BEFORE: Film #350 for the year, it's kind of the last marker before I get to the horror film and the endgame for Year 16. Still have not run out of movies, because it seems there are more of them than ever, and they're all available SOMEWHERE on streaming or occasionally on the Dark Web (I try to go there as infrequently as possible, but you know, the chain needs to be maintained).  So far the plan is holding, numerically I'm set to hit Christmas right on the button, with a great film I've been looking forward to that will close out the year.  But, you know, plans sometimes change, still I believe in my linking skills and double-checking everything, so I believe I'm headed in the right direction and that's where I'll land.  

Horror movies start in ten days, so don't say I didn't warn you, it may get really scary around here, but just remember if we lose any sleep we can all just catch up in No-Movie November. Adam Sandler carries over from "Spaceman". 


THE PLOT: A 74-year-old lizard named Leo and his turtle friend decide to escape from the terrarium of a Florida school classroom, where they have been living for decades. 

AFTER: Damn, another school-based film ended up on a weekend.  But the film is about the kids in fifth grade taking the class pet home on the weekends, so maybe I can allow watching this on a Saturday, most of the action in the movie therefore takes place on weekends. 

The hook for the film is that all animals can talk, but they've all agreed to not talk to humans.  Can you blame them?  Still, you'd think that at some point an animal who can talk would have, you know, said something, like "Don't eat me!" or "Please adopt me from this shelter!" Right?  So in a sense this film borrows liberally from the "Toy Story" movies, where the toys can move and talk, they just don't do it when humans are around.  

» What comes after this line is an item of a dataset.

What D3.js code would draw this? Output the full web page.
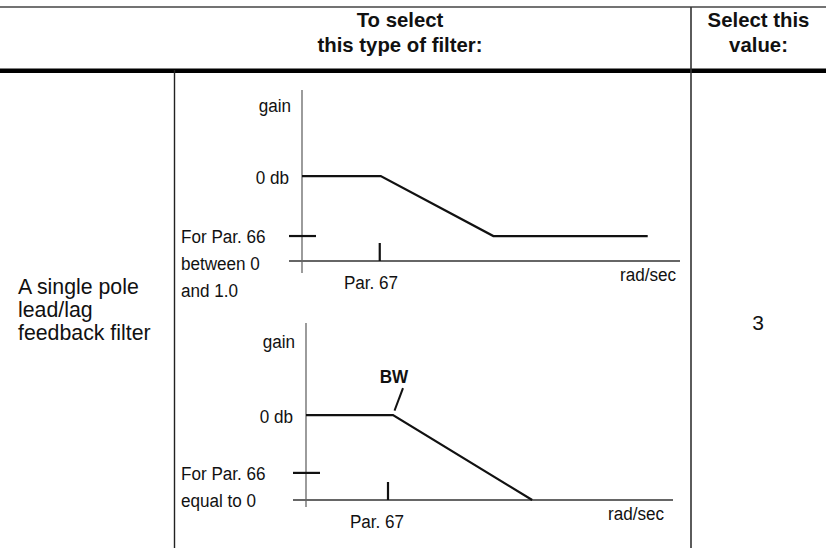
<!DOCTYPE html>
<html>
<head>
<meta charset="utf-8">
<script src="https://cdn.jsdelivr.net/npm/d3@7"></script>
<style>
  html, body { margin: 0; padding: 0; background: #fff; }
  svg { display: block; }
  text { font-family: "Liberation Sans", Arial, Helvetica, sans-serif; fill: #111; }
</style>
</head>
<body>
<svg id="chart" width="826" height="548"></svg>
<script>
// ---------------- data ----------------
const headerLeft = ["To select", "this type of filter:"];
const headerRight = ["Select this", "value:"];
const filterName = ["A single pole", "lead/lag", "feedback filter"];
const filterValue = "3";

// top chart: Par. 66 between 0 and 1.0 (lead/lag)
const topFreq = [0, 1.0, 2.43, 4.39];      // decades, Par. 67 = 1
const topGain = [0, 0, -28.6, -28.6];      // dB
const topLabels = ["For Par. 66", "between 0", "and 1.0"];

// bottom chart: Par. 66 equal to 0 (low pass)
const botFreq = [0, 1.0, 2.6];
const botGain = [0, 0, -42];
const botLabels = ["For Par. 66", "equal to 0"];

const yLabel = "gain";
const zeroLabel = "0 db";
const xLabel = "rad/sec";
const parLabel = "Par. 67";
const bwLabel = "BW";
const par66Level = -28.6;   // marker on gain axis
const par67Freq = 1.0;      // marker on frequency axis

// ---------------- drawing ----------------
const svg = d3.select("#chart");
svg.append("rect").attr("width", 826).attr("height", 548).attr("fill", "#fff");

function label(g, x, y, str, opts = {}) {
  return g.append("text")
    .attr("transform", `translate(${x},${y}) scale(${opts.sx || 1},1)`)
    .attr("text-anchor", opts.anchor || "start")
    .attr("dominant-baseline", "central")
    .style("font-size", (opts.size || 17) + "px")
    .style("font-weight", opts.bold ? "bold" : "normal")
    .text(str);
}

// table rules
svg.append("line").attr("x1", 0).attr("x2", 826).attr("y1", 7).attr("y2", 7)
  .attr("stroke", "#444").attr("stroke-width", 1.5);
svg.append("line").attr("x1", 0).attr("x2", 826).attr("y1", 70.8).attr("y2", 70.8)
  .attr("stroke", "#000").attr("stroke-width", 4.4);
svg.append("line").attr("x1", 691).attr("x2", 691).attr("y1", 7).attr("y2", 548)
  .attr("stroke", "#333").attr("stroke-width", 1.6);
svg.append("line").attr("x1", 174.5).attr("x2", 174.5).attr("y1", 70).attr("y2", 548)
  .attr("stroke", "#222").attr("stroke-width", 1.4);

// header
const HS = {anchor: "middle", bold: true, size: 21, sx: 0.97};
headerLeft.forEach((s, i) => label(svg, 400, 19 + i * 25, s, HS));
headerRight.forEach((s, i) => label(svg, 758.5, 19 + i * 25, s, HS));

// left column + value
filterName.forEach((s, i) => label(svg, 18, 287 + i * 23, s, {size: 21.3}));
label(svg, 758, 322, filterValue, {anchor: "middle", size: 21});

const LS = {size: 19, sx: 0.9};
function drawPanel(cfg) {
  const g = svg.append("g");
  const x = d3.scaleLinear().domain(cfg.xDomain).range(cfg.xRange);
  const y = d3.scaleLinear().domain(cfg.yDomain).range(cfg.yRange);
  const x0 = x(0), yAxis = y(cfg.yDomain[0]);

  // frequency axis
  g.append("line").attr("x1", x0 - 13).attr("x2", cfg.xAxisEnd)
    .attr("y1", yAxis).attr("y2", yAxis).attr("stroke", "#333").attr("stroke-width", 1.3);
  // gain axis
  g.append("line").attr("x1", x0).attr("x2", x0)
    .attr("y1", y(cfg.yDomain[1])).attr("y2", yAxis + cfg.yExt).attr("stroke", "#666").attr("stroke-width", 1.3);

  // Par. 66 marker on gain axis
  g.append("line").attr("x1", x0 - 13).attr("x2", x0 + 14)
    .attr("y1", y(par66Level)).attr("y2", y(par66Level)).attr("stroke", "#111").attr("stroke-width", 2.2);
  // Par. 67 marker on frequency axis
  g.append("line").attr("x1", x(par67Freq) + cfg.tickShift).attr("x2", x(par67Freq) + cfg.tickShift)
    .attr("y1", yAxis - 18).attr("y2", yAxis).attr("stroke", "#111").attr("stroke-width", 2.2);

  // response curve
  const line = d3.line().x((d, i) => x(cfg.freq[i])).y((d, i) => y(cfg.gain[i]));
  g.append("path").datum(cfg.freq).attr("d", line)
    .attr("fill", "none").attr("stroke", "#111").attr("stroke-width", 2.2)
    .attr("stroke-linejoin", "miter");

  // labels
  label(g, x0 - 11, y(cfg.yDomain[1]) + cfg.gainDy, yLabel, {...LS, anchor: "end"});
  label(g, x0 - 13, y(0) + 2, zeroLabel, {...LS, anchor: "end"});
  cfg.sideLabels.forEach((s, i) => label(g, 181, y(par66Level) + 1 + i * cfg.sideStep, s, LS));
  label(g, cfg.parX, yAxis + 22, parLabel, {...LS, anchor: "middle"});
  label(g, cfg.xAxisEnd - cfg.radInset, yAxis + 14, xLabel, {...LS, anchor: "end"});
  return {g, x, y};
}

drawPanel({
  xDomain: [0, 4.8], xRange: [302, 680], xAxisEnd: 680, yExt: 12,
  yDomain: [-40.5, 41], yRange: [261, 90], gainDy: 16,
  freq: topFreq, gain: topGain, sideLabels: topLabels, sideStep: 27,
  parX: 371, tickShift: -1, radInset: 4
});

const bot = drawPanel({
  xDomain: [0, 4.8], xRange: [306, 723.6], xAxisEnd: 673, yExt: 7,
  yDomain: [-42, 45.5], yRange: [500, 323], gainDy: 19,
  freq: botFreq, gain: botGain, sideLabels: botLabels, sideStep: 27,
  parX: 377, tickShift: -5, radInset: 9
});
// BW pointer
const bwX = bot.x(par67Freq), bwY = bot.y(0);
bot.g.append("line").attr("x1", bwX + 1.5).attr("y1", bwY - 4.5).attr("x2", bwX + 10).attr("y2", bwY - 27)
  .attr("stroke", "#111").attr("stroke-width", 2);
label(bot.g, bwX + 1, bwY - 38, bwLabel, {anchor: "middle", bold: true, size: 19, sx: 0.9});
</script>
</body>
</html>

Sure, talking animals are a staple of animated films, especially the old Disney ones, but isn't it really a storytelling crutch?  It immediately tells me that this film is not set in the real world, but in an alternate one where animals have the power of speech - but kids are probably so used to this in animated movies and TV shows that they don't even think about it, they just accept it.  But you can see how MAYBE this could have been a film about the only two animals that could talk, and MAYBE they gained this ability by living in a grade school classroom, and seeing the same lessons taught again and again, day after day, year after year.  Maybe this a plot point early in the production of "Leo", then the writers realized it just wouldn't work, because Leo the lizard ends up outside, far from the school and he needs to be able to talk to the other animals there.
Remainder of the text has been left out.